7. The dimension on the other side of the tesseract in Madeline L'Engle's A Wrinkle in Time series.
8. Gene Roddenberry's Star Trek universe.
9. Fantastica in Michael Ende's The Neverending Story.
10. Charles de Lint's Newford from the Newford series of books.
11. The All-World universe and its portals on Earth in Stephen King's Dark Tower series.
12. The Dreaming from Neil Gaiman's The Sandman.
13. J.R.R. Tolkien's Middle-earth in The Lord of the Rings.

5 comments:

Anonymous said...

i always thought isaac asimov was great at this. he wasn't much of a stylist, and wrote books at a rate that would make embarrass stephen king, but he could build new worlds with separate rules pretty much at will.
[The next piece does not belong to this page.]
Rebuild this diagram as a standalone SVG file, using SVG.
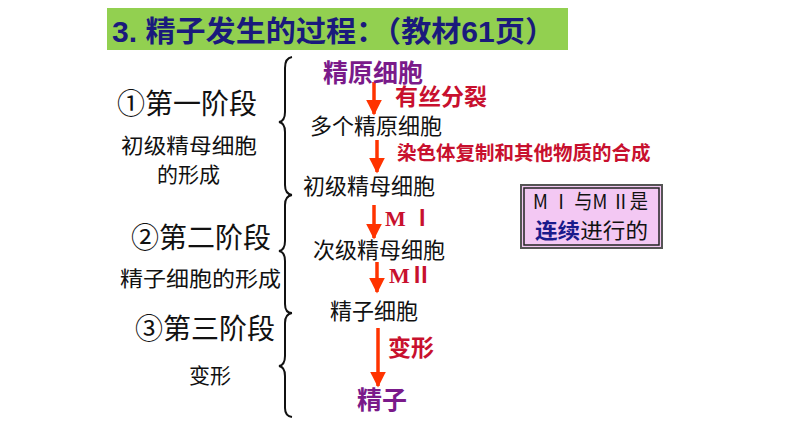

also, the book within a book within a book in margaret atwood's "the blind assassin." that was a pretty cool, self-contained world.

Anonymous said...

Oh, Lois McMaster Bujold builds wonderful, intricate worlds, and I also recommend Sharon Shinn!

Margaret

Sarabeth said...

The world David Brin imagined for Startide Rising, The Uplift War, and the continuing later trilogy contains alternate ethical structures, different sexual mores, and a changing thought process for uplifted species.

Scott said...

The Neverending Story is a brilliant book that is never mentioned enough.

I can't speak for the English translation, which I've never read, but the original German (which I've read a few times) is beautiful.

I've thought about checking out the English version, but I have trouble getting past the translation of Phantasien as Fantastica. One of the few places where the movie really got it right was calling that world Fantasia.

Anybody who hasn't read it should. But look for one of the dual-color print versions, if you can find one.

Anonymous said...

Of those worlds I'm acquainted with, I would agree they belong on the list.

I'm surprised yet pleased at the choice of Star Trek as opposed to the somewhat more popular (imo, although it may just be commercial popularity among my age-group) Star Wars.